Wednesday, October 11, 2006

Welcome to my imaginary world.

I knew I wanted to be a writer soon after I discovered the wonder of reading. I read my first “thick” book, on my own, in 2nd grade. It was called Otis Spofford, by Beverly Cleary. Of course all her other books followed: the Beezus and Ramona series, the Mouse and the Motorcycle, Henry Huggins. Then I moved on to Lord of the Rings, the Chronicles of Narnia, Laura Ingalls Wilder, Roald Dahl, and eventually, Judy Blume. I giddily looked forward to those book clubs from which you could order books in elementary school (do they still do that, btw??). Reading opened up a whole new world for me, an exciting world where I could escape from the everyday monotony of being a kid in the 70s. On a military base. In Kansas. With a little brother who drove me up the wall and beyond.

I read so much that it was messing with my pronunciation. I knew what words meant, in context, but I’d never heard them spoken, so I’d pronounce them all wonky, much to my parents’ amusement. Example: I can’t tell you how utterly crushed I was to find out that a book I had read about a magical island (it was something about a dragon and an island and I’ve been searching Amazon but can’t find it) was just an “eye-land” and not an “izz-land”, which in my head was a magical, mystical place. I was devastated. The book was ruined for me. There was another time when I breezily referred to heredity at the dinner table and couldn’t understand why my mom was snorting – I had pronounced it “herra-ditty”.

I got my own bedroom for the first time when I was in 4th grade. My dad let me move into his office in the basement, the one he built when we moved into the tiny duplex on base. I slept on a fold-out couch with a “sump pump” in the corner, but I didn’t even care because I COULD READ ALL DAY LONG AND NO ONE WOULD INTERRUPT ME. Also, since I now slept in the basement with no windows, I could sleep late on the weekends without the light waking me up. Yes, my habits started early. Shut up.

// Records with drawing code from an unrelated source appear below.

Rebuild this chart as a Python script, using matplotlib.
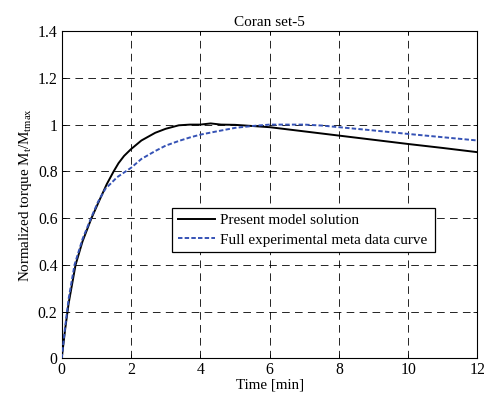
import matplotlib
matplotlib.use("Agg")
import matplotlib.pyplot as plt

plt.rcParams['font.family'] = ['Liberation Serif', 'DejaVu Serif']
plt.rcParams['mathtext.fontset'] = 'custom'
plt.rcParams['mathtext.rm'] = 'Liberation Serif'
plt.rcParams['mathtext.it'] = 'Liberation Serif'
plt.rcParams['lines.scale_dashes'] = False

# Present model solution
model_t = [0, 0.1, 0.2, 0.4, 0.6, 0.86, 1.1, 1.3, 1.5, 1.64, 1.8, 2.0, 2.3, 2.7, 3.0,
           3.38, 3.7, 4.0, 4.3, 4.6, 5.0, 5.5, 6.0, 7.0, 8.0, 9.0, 10.0, 11.0, 12.0]
model_y = [0, 0.125, 0.235, 0.40, 0.50, 0.60, 0.68, 0.745, 0.80, 0.835, 0.866, 0.895, 0.932,
           0.965, 0.982, 0.997, 1.0, 1.0, 1.005, 1.0, 0.999, 0.994, 0.989, 0.971, 0.953,
           0.935, 0.917, 0.9, 0.882]

# Full experimental meta data curve
exp_t = [0, 0.1, 0.2, 0.37, 0.6, 0.86, 1.05, 1.26, 1.6, 2.0, 2.3, 2.7, 3.0, 3.38, 3.7,
         4.0, 4.44, 5.0, 5.5, 6.0, 6.5, 7.0, 7.5, 8.0, 9.0, 10.0, 11.0, 12.0]
exp_y = [0, 0.135, 0.255, 0.40, 0.51, 0.605, 0.67, 0.725, 0.775, 0.815, 0.853, 0.887, 0.91,
         0.93, 0.945, 0.957, 0.97, 0.986, 0.994, 1.0, 1.0, 1.0, 0.996, 0.989, 0.975, 0.96,
         0.946, 0.932]

x_ticks = [0, 2, 4, 6, 8, 10, 12]
y_ticks = [0, 0.2, 0.4, 0.6, 0.8, 1.0, 1.2, 1.4]
y_ticklabels = ['0', '0.2', '0.4', '0.6', '0.8', '1', '1.2', '1.4']

fig = plt.figure(figsize=(4.84, 3.99), dpi=100)
ax = fig.add_axes([0.1275, 0.102, 0.859, 0.820])

ax.plot(model_t, model_y, color='black', lw=1.4, label='Present model solution', zorder=3)
ax.plot(exp_t, exp_y, color='#3552b5', lw=1.4, linestyle=(0, (3.2, 1.6)),
        label='Full experimental meta data curve', zorder=3)

ax.set_xlim(0, 12)
ax.set_ylim(0, 1.4)
ax.set_xticks(x_ticks)
ax.set_yticks(y_ticks)
ax.set_yticklabels(y_ticklabels)
ax.grid(True, color='black', lw=0.6, linestyle=(0, (5.5, 3.8)))
ax.tick_params(direction='in', top=True, right=True, length=3, width=0.6,
               labelsize=11.3, pad=3)
for s in ax.spines.values():
    s.set_linewidth(0.8)

ax.set_title('Coran set-5', fontsize=11, pad=4)
ax.set_xlabel('Time [min]', fontsize=10.8, labelpad=0)
ax.set_ylabel(r'Normalized torque M$_{\mathrm{t}}$/M$_{\mathrm{tmax}}$', fontsize=10.8, labelpad=3)

leg = ax.legend(loc='lower left', bbox_to_anchor=(0.266, 0.325, 0.633, 0.132), mode='expand',
                fontsize=10.9, frameon=True, fancybox=False, edgecolor='black',
                borderpad=0.35, labelspacing=0.38, handlelength=2.5, handletextpad=0.3,
                borderaxespad=0)
leg.get_frame().set_linewidth(0.9)
leg.get_frame().set_alpha(1)

fig.savefig('out.png', dpi=100)
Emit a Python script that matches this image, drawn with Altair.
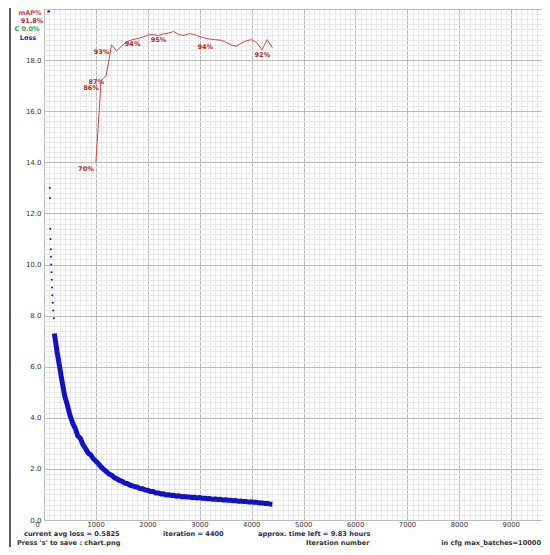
import altair as alt
import pandas as pd

# ---------------- data ----------------
loss_iter = [200, 250, 300, 350, 400, 450, 500, 550, 600, 650, 700, 750, 800, 850, 900, 950,
             1000, 1050, 1100, 1150, 1200, 1250, 1300, 1350, 1400, 1450, 1500, 1550, 1600, 1650,
             1700, 1750, 1800, 1850, 1900, 1950, 2000, 2050, 2100, 2150, 2200, 2250, 2300, 2350,
             2400, 2450, 2500, 2550, 2600, 2650, 2700, 2750, 2800, 2850, 2900, 2950, 3000, 3050,
             3100, 3150, 3200, 3250, 3300, 3350, 3400, 3450, 3500, 3550, 3600, 3650, 3700, 3750,
             3800, 3850, 3900, 3950, 4000, 4050, 4100, 4150, 4200, 4250, 4300, 4350, 4400]
loss_vals = [7.3, 6.6, 6.0, 5.4, 4.85, 4.5, 4.1, 3.8, 3.6, 3.3, 3.2, 2.95, 2.8, 2.62, 2.55, 2.4,
             2.3, 2.2, 2.08, 1.98, 1.9, 1.8, 1.76, 1.66, 1.62, 1.55, 1.52, 1.45, 1.43, 1.37,
             1.34, 1.3, 1.29, 1.23, 1.22, 1.17, 1.16, 1.12, 1.12, 1.06, 1.06, 1.02, 1.03, 0.98,
             0.99, 0.96, 0.97, 0.93, 0.95, 0.91, 0.92, 0.9, 0.9, 0.88, 0.89, 0.86, 0.88, 0.85,
             0.85, 0.83, 0.84, 0.81, 0.82, 0.8, 0.81, 0.78, 0.79, 0.77, 0.77, 0.75, 0.76, 0.73,
             0.74, 0.72, 0.72, 0.7, 0.71, 0.69, 0.69, 0.67, 0.67, 0.65, 0.65, 0.63, 0.62]

dot_iter = [80, 100, 110, 115, 120, 125, 130, 135, 140, 145, 150, 155, 160, 170, 180, 190]
dot_vals = [19.9, 19.9, 13.0, 12.6, 11.4, 11.0, 10.6, 10.3, 10.0, 9.7, 9.4, 9.1, 8.8, 8.5, 8.2, 7.9]

map_iter = [1000, 1100, 1200, 1300, 1400, 1500, 1600, 1700, 1800, 1900, 2000, 2100, 2200, 2300,
            2400, 2500, 2600, 2700, 2800, 2900, 3000, 3100, 3200, 3300, 3400, 3500, 3600, 3700,
            3800, 3900, 4000, 4100, 4200, 4300, 4400]
map_vals = [70.0, 86.0, 87.0, 93.0, 91.8, 92.8, 93.6, 94.0, 94.2, 94.5, 94.9, 95.0, 94.8, 95.1,
            95.3, 95.6, 95.0, 94.8, 95.2, 95.0, 94.6, 94.3, 94.1, 94.0, 93.9, 93.5, 93.0, 92.7,
            93.3, 93.8, 94.0, 93.4, 92.0, 94.0, 92.4]

label_iter = [1000, 1100, 1200, 1300, 1900, 2400, 3300, 4400]
label_vals = [70.0, 86.0, 87.0, 93.0, 94.5, 95.3, 94.0, 92.4]
label_text = ["70%", "86%", "87%", "93%", "94%", "95%", "94%", "92%"]

x_major = [0, 1000, 2000, 3000, 4000, 5000, 6000, 7000, 8000, 9000]
x_minor = list(range(0, 10001, 100))
y_major = [0, 2, 4, 6, 8, 10, 12, 14, 16, 18, 20]
y_minor = [round(i * 0.2, 1) for i in range(0, 101)]

loss_df = pd.DataFrame({"it": loss_iter, "loss": loss_vals})
dot_df = pd.DataFrame({"it": dot_iter, "loss": dot_vals})
map_df = pd.DataFrame({"it": map_iter, "map": map_vals})
lab_df = pd.DataFrame({"it": label_iter, "map": label_vals, "t": label_text})

FONT = "DejaVu Sans"
W, H = 498, 511
xs = alt.Scale(domain=[0, 9595], nice=False, zero=False)
ys = alt.Scale(domain=[0, 20], nice=False)
ms = alt.Scale(domain=[0, 100], nice=False)

# minor grid
minor = alt.Chart(loss_df).mark_line(opacity=0).encode(
    x=alt.X("it:Q", scale=xs, axis=alt.Axis(values=x_minor, grid=True, gridColor="#e8e8e8",
                                             gridWidth=1, labels=False, ticks=False, domain=False,
                                             title=None, orient="bottom")),
    y=alt.Y("loss:Q", scale=ys, axis=alt.Axis(values=y_minor, grid=True, gridColor="#e8e8e8",
                                               gridWidth=1, labels=False, ticks=False, domain=False,
                                               title=None, orient="left")),
)

# major grid + labels, with the loss band
loss_line = alt.Chart(loss_df).mark_line(color="#1212c4", strokeWidth=5, strokeJoin="round").encode(
    x=alt.X("it:Q", scale=xs, axis=alt.Axis(values=x_major, grid=True, gridColor="#bbbbbb",
                                             gridWidth=1, labels=True, ticks=False, domain=False,
                                             title=None, orient="bottom", labelFont=FONT,
                                             labelFontSize=6.8, labelColor="#333333", labelAlign="left",
                                             labelOffset=-9, labelPadding=1, format="d")),
    y=alt.Y("loss:Q", scale=ys, axis=alt.Axis(values=y_major, grid=True, gridColor="#bbbbbb",
                                               gridWidth=1, labels=True, ticks=False, domain=False,
                                               title=None, orient="left", labelFont=FONT,
                                               labelFontSize=7, labelColor="#333333", labelPadding=3,
                                               format=".1f",
                                               labelExpr="datum.value >= 20 ? '' : datum.label")),
)

dots = alt.Chart(dot_df).mark_circle(color="#1212c4", size=4, opacity=1).encode(
    x=alt.X("it:Q", scale=xs, axis=None),
    y=alt.Y("loss:Q", scale=ys, axis=None),
)

map_line = alt.Chart(map_df).mark_line(color="#d04848", strokeWidth=1).encode(
    x=alt.X("it:Q", scale=xs, axis=None),
    y=alt.Y("map:Q", scale=ms, axis=None),
)

map_text = alt.Chart(lab_df).mark_text(color="#b02828", fontSize=6.5, font=FONT, dx=-10, dy=7,
                                       fontWeight="bold").encode(
    x=alt.X("it:Q", scale=xs, axis=None),
    y=alt.Y("map:Q", scale=ms, axis=None),
    text="t:N",
)


def note(txt, x, y, color, size=6.6, align="left", weight="bold"):
    return alt.Chart(alt.Data(values=[{}])).mark_text(
        text=txt, align=align, baseline="middle", fontSize=size, color=color, font=FONT,
        fontWeight=weight).encode(x=alt.value(x), y=alt.value(y))


notes = [
    note("mAP%", -14, 4, "#d04848", 6.5, "center"),
    note("91.8%", -12, 12, "#b02828", 6.5, "center"),
    note("C 0.0%", -17, 20, "#30a050", 6.5, "center"),
    note("Loss", -16, 29, "#2020c0", 6.5, "center"),
    note("current avg loss = 0.5825", -20, 525, "#2a2a5e"),
    note("iteration = 4400", 119, 525, "#2a2a5e"),
    note("approx. time left = 9.83 hours", 214, 525, "#2a2a5e"),
    note("Press 's' to save : chart.png", -27, 533.5, "#333333"),
    note("Iteration number", 262, 533.5, "#333333"),
    note("in cfg max_batches=10000", 497, 533.5, "#333333", 6.6, "right"),
]

frame = alt.Chart(alt.Data(values=[{}])).mark_rule(color="#222222", strokeWidth=1.5).encode(
    x=alt.value(-34), y=alt.value(-1), y2=alt.value(540))

chart = alt.layer(minor, loss_line, dots, map_line, map_text, frame, *notes).resolve_scale(
    y="independent").resolve_axis(x="independent", y="independent").properties(
    width=W, height=H,
    autosize=alt.AutoSizeParams(type="none"),
    padding={"left": 36, "top": 1, "right": 0, "bottom": 27},
    background="white",
).configure_view(stroke=None)

chart.save("out.html", embed_options={"renderer": "svg", "actions": False})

My summers in Kansas were spent reading novel after novel in the basement and then riding my bike to the library with my BFF Meredith once or twice a week to load up on new books. I probably read 4-5 books a week, seriously. I always gravitated to fiction, and that is where I remain to this day. I know lots of people who diligently read self-help books or how-to books or educational books – but I’ve never been able to get that into anything but fiction because reading anything else reminds me of required reading in college. Which I hated. It’s the rebellious streak in me, I suppose. I can’t get into most nonfiction, no matter how hard I try. I just don’t enjoy it and it takes me for. ev. ah. to finish. And if I’m going to tax my tired eyes at night with more reading (beyond the computer all day long) I’m going to read something fun, something that helps me escape. The one exception to the nonfiction rule is the memoir – for some reason I love reading about other people’s fucked up childhoods. Go figure.

I enjoy books way more than movies. I’ve never been one of those people who has seen every cool movie that comes out – I usually catch it later on TV or HBO and don’t feel I’ve missed that much. The book was probably better anyway. Movies are an escape, don’t get me wrong, but an escape that only lasts a couple of hours. A book can get you into your imagination for days, even weeks at a time. I’ve never understood people who don’t enjoy reading. I just don’t get it. You can go anywhere in the world and beyond! You can experience everything! How utterly freeing! I can’t tell you how many times I’ve finished a good book and felt such a sense of loss that the funk hangs on for a couple of days, as I’m depressed to no longer be a part of that world. Until I find the next one…and there is always another world to explore, another story to tell.

All of this to say, I have always known I wanted to write. I wrote my first “book” when I was in 5th grade, and it was a very detailed science fiction story that I can still picture very clearly in my head. I’m quite confident my mom has it somewhere in the attic… I went through the bad poetry phase in high school, and then got more serious in college. I used to think I wasn’t old enough to write a novel because I hadn’t done enough. Today I realize I’m 36 and damn, I probably have stuff to say, stories to tell. So what have I done about it? Well, almost two years ago I started this blog thingie...

...to be continued...

4 comments:

Tamara said...

Determined.
Pronounced Deeter Mined.
Think about it. That word has infinite possibilities.

babs said...

I wonder if every writer had a childhood like that? I know I was every bit as geeky. :) Summer vacations in Colorado? I'd be holed up in my grandparents' basement reading books... where it was so cool and dark... I miss that!

btw, the thing with movies? I'll totally walk out of one, or turn it off after 30 minutes if I don't like it. But I feel so guilty to not finish a book!

mommagirl said...

If you read Beverly Cleary, maybe you remember Ramona and her dawnzer lee light.

matthewstoryteller said...

I used to think I hated reading, because I'd been force fed Dick and Jane readers my whole young life.

Then, in the 6th grade, my mother gave me a copy of The White Dragon by Anne McAffery.

For the next few years, everybody called me "Dragonboy" because I never went anywhere without a book, and they all had dragons on the cover. I haven't been without a good book to read since then.